Re: UTF-8 and case-insensitivity
From: Linus Torvalds
Date: Tue Feb 17 2004 - 22:31:23 EST
On Tue, 17 Feb 2004, H. Peter Anvin wrote:
>
> Well, this is also true :) I still say it belongs in userspace.
The thing is, I do agree with Tridge on one simple fact: it's very hard
indeed to do atomic file operations from user space.
That's not necessarily a problem if samba is the only process accessing
the directories in question, since then samba could do all locking
internally and make sure that it never does anything inconsistent.
However, clearly people who run samba on a machine want to potentially
_also_ export that same filesystem as a NFS volume, as a way to have both
Windows and UNIX clients access the same data. And that pretty much means
that other people _will_ access the directories, and that samba can't do
its internal locking in that kind of environment.
This is why I am symphathetic to the need to add _some_ kind of support
for this. And the only common place ends up being the kernel.
> For 100% bug-compatibility with Windows, though, it is probably
> worthwhile to have the filename in the native filesystem be not what a
> Windows user would see, but rather the normalized filename. That makes
> a userspace implementation much easier.

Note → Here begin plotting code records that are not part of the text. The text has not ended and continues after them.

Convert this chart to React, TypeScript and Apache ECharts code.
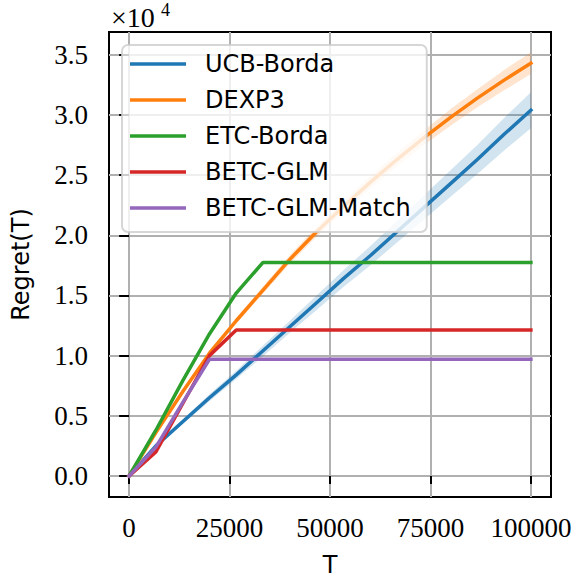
import React, { useEffect, useRef } from 'react';
import * as echarts from 'echarts';

const T = [0, 6667, 13333, 20000, 26667, 33333, 40000, 46667, 53333, 60000, 66667, 73333, 80000, 86667, 93333, 100000];
const ucbBorda = [0, 0.25, 0.45, 0.65, 0.84, 1.04, 1.24, 1.44, 1.64, 1.83, 2.03, 2.23, 2.43, 2.63, 2.84, 3.04];
const ucbSpread = [0, 0.01, 0.02, 0.03, 0.035, 0.045, 0.05, 0.06, 0.07, 0.08, 0.09, 0.1, 0.11, 0.12, 0.135, 0.15];
const dexp3 = [0, 0.36, 0.7, 1.02, 1.29, 1.545, 1.8, 2.03, 2.24, 2.44, 2.63, 2.81, 2.98, 3.14, 3.29, 3.43];
const dexp3Spread = [0, 0.01, 0.015, 0.02, 0.025, 0.03, 0.035, 0.04, 0.045, 0.05, 0.055, 0.06, 0.07, 0.075, 0.085, 0.09];
const etcBorda = [0, 0.38, 0.79, 1.18, 1.52, 1.775, 1.775, 1.775, 1.775, 1.775, 1.775, 1.775, 1.775, 1.775, 1.775, 1.775];
const betcGlm = [0, 0.2, 0.6, 1.0, 1.213, 1.213, 1.213, 1.213, 1.213, 1.213, 1.213, 1.213, 1.213, 1.213, 1.213, 1.213];
const betcGlmMatch = [0, 0.24, 0.61, 0.97, 0.97, 0.97, 0.97, 0.97, 0.97, 0.97, 0.97, 0.97, 0.97, 0.97, 0.97, 0.97];

const xTicks = [0, 25000, 50000, 75000, 100000];
const yTicks = [0, 0.5, 1, 1.5, 2, 2.5, 3, 3.5];
const seriesNames = ['UCB-Borda', 'DEXP3', 'ETC-Borda', 'BETC-GLM', 'BETC-GLM-Match'];
const colors = ['#1f77b4', '#ff7f0e', '#2ca02c', '#d62728', '#9467bd'];
const bandColors = ['rgba(31,119,180,0.2)', 'rgba(255,127,14,0.2)'];

const SANS = 'DejaVu Sans';
const SERIF = 'Liberation Serif';

function pairs(ys: number[]) {
  return T.map((t, i) => [t, ys[i]]);
}

function bandSeries(mean: number[], spread: number[], key: string, color: string) {
  return {
    type: 'custom',
    name: key,
    silent: true,
    clip: true,
    z: 1,
    data: [[T[0], mean[0]]],
    renderItem: (params: any, api: any) => {
      const upper = T.map((t, i) => api.coord([t, mean[i] + spread[i]]));
      const lower = T.map((t, i) => api.coord([t, mean[i] - spread[i]])).reverse();
      return {
        type: 'polygon',
        shape: { points: upper.concat(lower) },
        style: { fill: color, stroke: 'none' },
      };
    },
  };
}

export default function App() {
  const ref = useRef<HTMLDivElement>(null);
  useEffect(() => {
    if (!ref.current) return;
    const chart = echarts.init(ref.current, undefined, { renderer: 'svg' });
    const mainData = [ucbBorda, dexp3, etcBorda, betcGlm, betcGlmMatch];
    const lines = mainData.map((d, i) => ({
      type: 'line',
      name: seriesNames[i],
      data: pairs(d),
      symbol: 'none',
      color: colors[i],
      lineStyle: { color: colors[i], width: 3.5, cap: 'square' },
      itemStyle: { color: colors[i] },
      z: 3,
    }));
    chart.setOption({
      animation: false,
      grid: {
        left: 109,
        right: 26,
        top: 32,
        bottom: 84,
        show: true,
        borderColor: '#000',
        borderWidth: 2,
        backgroundColor: 'transparent',
        containLabel: false,
        outerBoundsMode: 'none',
      },
      legend: {
        data: seriesNames,
        orient: 'vertical',
        left: 122,
        top: 45,
        padding: [7, 16, 12, 8],
        itemGap: 12,
        itemWidth: 56,
        itemHeight: 3.5,
        icon: 'rect',
        backgroundColor: 'rgba(255,255,255,0.8)',
        borderColor: 'rgba(204,204,204,0.8)',
        borderWidth: 2,
        borderRadius: 6,
        selectedMode: false,
        textStyle: {
          fontFamily: SANS,
          fontSize: 24,
          lineHeight: 24,
          color: '#000',
          padding: [0, 0, 0, 14],
        },
        z: 10,
      },
      xAxis: {
        type: 'value',
        min: -5000,
        max: 105000,
        name: 'T',
        nameLocation: 'middle',
        nameGap: 56,
        nameTextStyle: { fontFamily: SANS, fontSize: 24, color: '#000' },
        axisLine: { show: false },
        axisTick: { show: true, customValues: xTicks, length: 8, lineStyle: { color: '#000', width: 2 } },
        axisLabel: {
          customValues: xTicks,
          fontFamily: SERIF,
          fontSize: 27,
          color: '#000',
          margin: 31,
          verticalAlign: 'middle',
          formatter: (v: number) => String(v),
        },
        splitLine: { show: true, lineStyle: { color: '#b0b0b0', width: 2 } },
      },
      yAxis: {
        type: 'value',
        min: -0.175,
        max: 3.69,
        name: 'Regret(T)',
        nameLocation: 'middle',
        nameRotate: 90,
        nameGap: 76,
        nameTextStyle: { fontFamily: SANS, fontSize: 24, color: '#000' },
        axisLine: { show: false },
        axisTick: { show: true, customValues: yTicks, length: 10, lineStyle: { color: '#000', width: 2 } },
        axisLabel: {
          customValues: yTicks,
          fontFamily: SERIF,
          fontSize: 27,
          color: '#000',
          margin: 21,
          formatter: (v: number) => v.toFixed(1),
        },
        splitLine: { show: true, lineStyle: { color: '#b0b0b0', width: 2 } },
      },
      graphic: [
        {
          type: 'text',
          x: 111,
          y: 17,
          style: {
            text: '×10',
            fontFamily: SERIF,
            fontSize: 28,
            fill: '#000',
            align: 'left',
            verticalAlign: 'middle',
          },
        },
        {
          type: 'text',
          x: 161,
          y: 10,
          style: {
            text: '4',
            fontFamily: SERIF,
            fontSize: 18,
            fill: '#000',
            align: 'left',
            verticalAlign: 'middle',
          },
        },
      ],
      series: [
        bandSeries(ucbBorda, ucbSpread, 'ucbBand', bandColors[0]),
        bandSeries(dexp3, dexp3Spread, 'dexpBand', bandColors[1]),
        ...lines,
      ],
    });
    return () => chart.dispose();
  }, []);
  return (
    <div
      ref={ref}
      style={{ position: 'fixed', left: 0, top: 0, width: 577, height: 581, background: '#fff' }}
    />
  );
}
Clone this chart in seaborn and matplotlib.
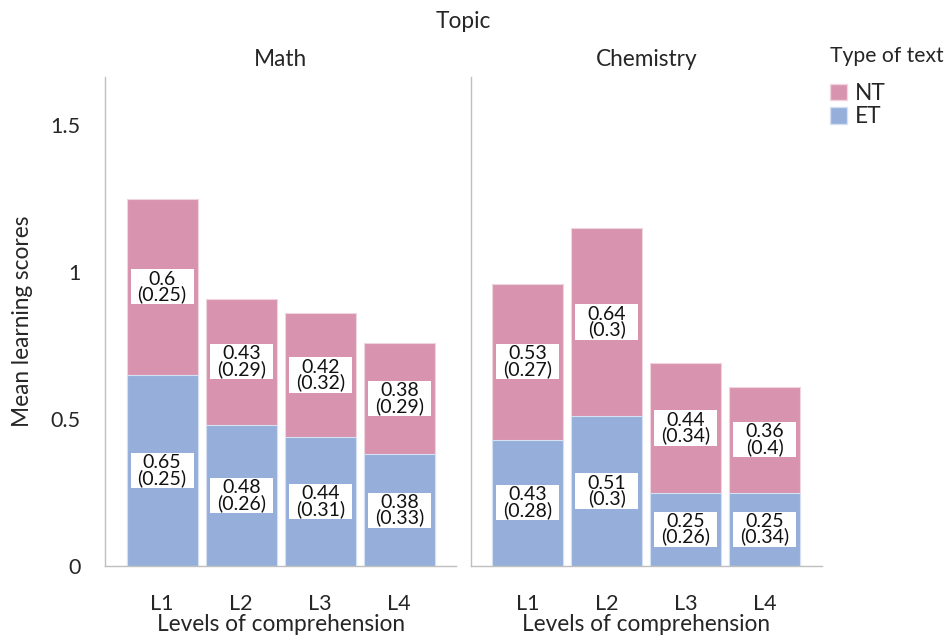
import matplotlib
matplotlib.use("Agg")
import matplotlib.pyplot as plt
from matplotlib.patches import Patch, Rectangle
from matplotlib.ticker import FuncFormatter
import seaborn as sns
import pandas as pd

# data
levels = ["L1", "L2", "L3", "L4"]
topics = ["Math", "Chemistry"]

math_et_mean = [0.65, 0.48, 0.44, 0.38]
math_et_sd = [0.25, 0.26, 0.31, 0.33]
math_nt_mean = [0.60, 0.43, 0.42, 0.38]
math_nt_sd = [0.25, 0.29, 0.32, 0.29]

chem_et_mean = [0.43, 0.51, 0.25, 0.25]
chem_et_sd = [0.28, 0.30, 0.26, 0.34]
chem_nt_mean = [0.53, 0.64, 0.44, 0.36]
chem_nt_sd = [0.27, 0.30, 0.34, 0.40]

pink = "#D893AE"
blue = "#95AFDA"

rows = []
for topic, etm, ets, ntm, nts in [
    ("Math", math_et_mean, math_et_sd, math_nt_mean, math_nt_sd),
    ("Chemistry", chem_et_mean, chem_et_sd, chem_nt_mean, chem_nt_sd),
]:
    for lvl, a, b, c, d in zip(levels, etm, ets, ntm, nts):
        rows.append(dict(Topic=topic, Level=lvl, ET=a, ET_sd=b, NT=c, NT_sd=d))
df = pd.DataFrame(rows)
df["Total"] = df["ET"] + df["NT"]

sns.set_theme(style="white")
plt.rcParams["font.family"] = ["Lato", "DejaVu Sans"]
FS = 16.3

fig = plt.figure(figsize=(9.51, 6.37), dpi=100)
positions = [[0.1107, 0.1115, 0.369, 0.768], [0.495, 0.1115, 0.369, 0.768]]


def label_fmt(v):
    return f"{v:g}"


for k, topic in enumerate(topics):
    ax = fig.add_axes(positions[k])
    sub = df[df["Topic"] == topic]
    sns.barplot(data=sub, x="Level", y="Total", order=levels, color=pink,
                saturation=1, width=0.9, errorbar=None, ax=ax,
                edgecolor="#F0D5DF", linewidth=0.8)
    sns.barplot(data=sub, x="Level", y="ET", order=levels, color=blue,
                saturation=1, width=0.9, errorbar=None, ax=ax,
                edgecolor="#D5E0F2", linewidth=0.8)

    for i, r in enumerate(sub.itertuples()):
        for mid, m, s in [(r.ET / 2, r.ET, r.ET_sd),
                          (r.ET + r.NT / 2, r.NT, r.NT_sd)]:
            ax.add_patch(Rectangle((i - 0.4, mid - 0.06), 0.8, 0.12,
                                   facecolor="white", edgecolor="none", zorder=3))
            ax.text(i, mid, f"{label_fmt(m)}\n({label_fmt(s)})", ha="center",
                    va="center", fontsize=14, linespacing=0.85, zorder=4,
                    color="#111111")

    ax.set_xlim(-0.72, 3.72)
    ax.set_ylim(0, 1.665)
    ax.set_yticks([0, 0.5, 1, 1.5])
    ax.yaxis.set_major_formatter(FuncFormatter(lambda v, p: f"{v:g}"))
    ax.set_xlabel("Levels of comprehension", fontsize=FS, labelpad=0)
    ax.set_title(topic, fontsize=FS, pad=8)
    ax.tick_params(axis="both", length=0, labelsize=FS - 0.8)
    ax.tick_params(axis="x", pad=20)
    ax.tick_params(axis="y", pad=18)
    sns.despine(ax=ax)
    for sp in ["left", "bottom"]:
        ax.spines[sp].set_color("#BFBFBF")
        ax.spines[sp].set_linewidth(1.0)
    if k == 0:
        ax.set_ylabel("Mean learning scores", fontsize=FS, labelpad=12)
    else:
        ax.set_ylabel("")
        ax.set_yticklabels([])

fig.text(0.487, 1 - 21 / 637, "Topic", ha="center", va="center", fontsize=FS)
fig.text(830 / 951, 1 - 56 / 637, "Type of text", ha="left", va="center",
         fontsize=15.2)

handles = [Patch(facecolor=pink, edgecolor="#F0D5DF"),
           Patch(facecolor=blue, edgecolor="#D5E0F2")]
leg = fig.legend(handles, ["NT", "ET"], loc="upper left",
                 bbox_to_anchor=(830 / 951, 1 - 83 / 637), frameon=False,
                 fontsize=FS, handlelength=0.75, handleheight=0.75,
                 handletextpad=0.35, labelspacing=0.1, borderpad=0,
                 borderaxespad=0)

fig.savefig("out.png", dpi=100)
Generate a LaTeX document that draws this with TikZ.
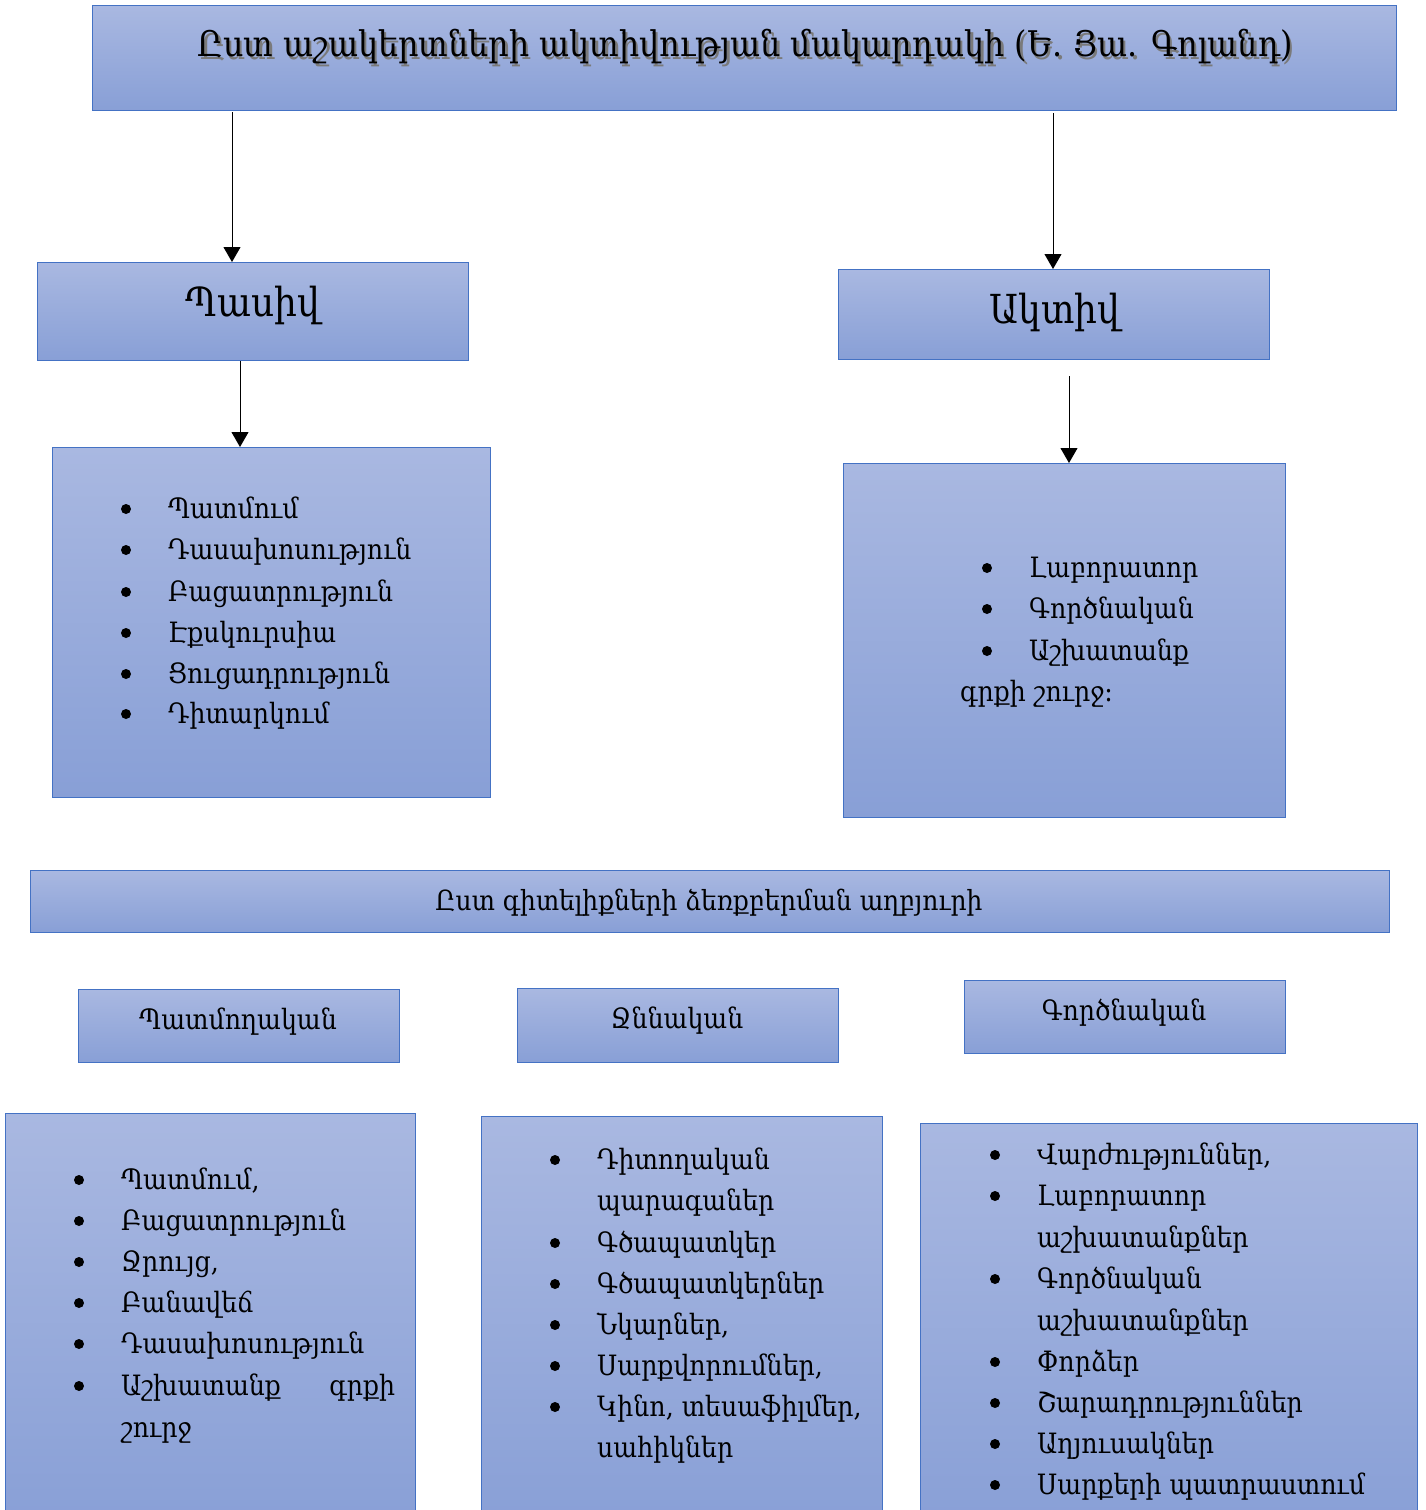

Oh, absolutely. But that's something that samba can easily do internally:
it can choose to just entirely ignore filenames that aren't normalized, or
it can export it on the wire (obviously in the normalized UCS-2 format),
and just consider non-normalized names to be another "case". In fact,
that's what the naive implementation would do anyway, so that's not any
added complexity.
(And samba clearly _cannot_ show the client a non-normalized name per se,
since the smb protocol ends up using UCS-2).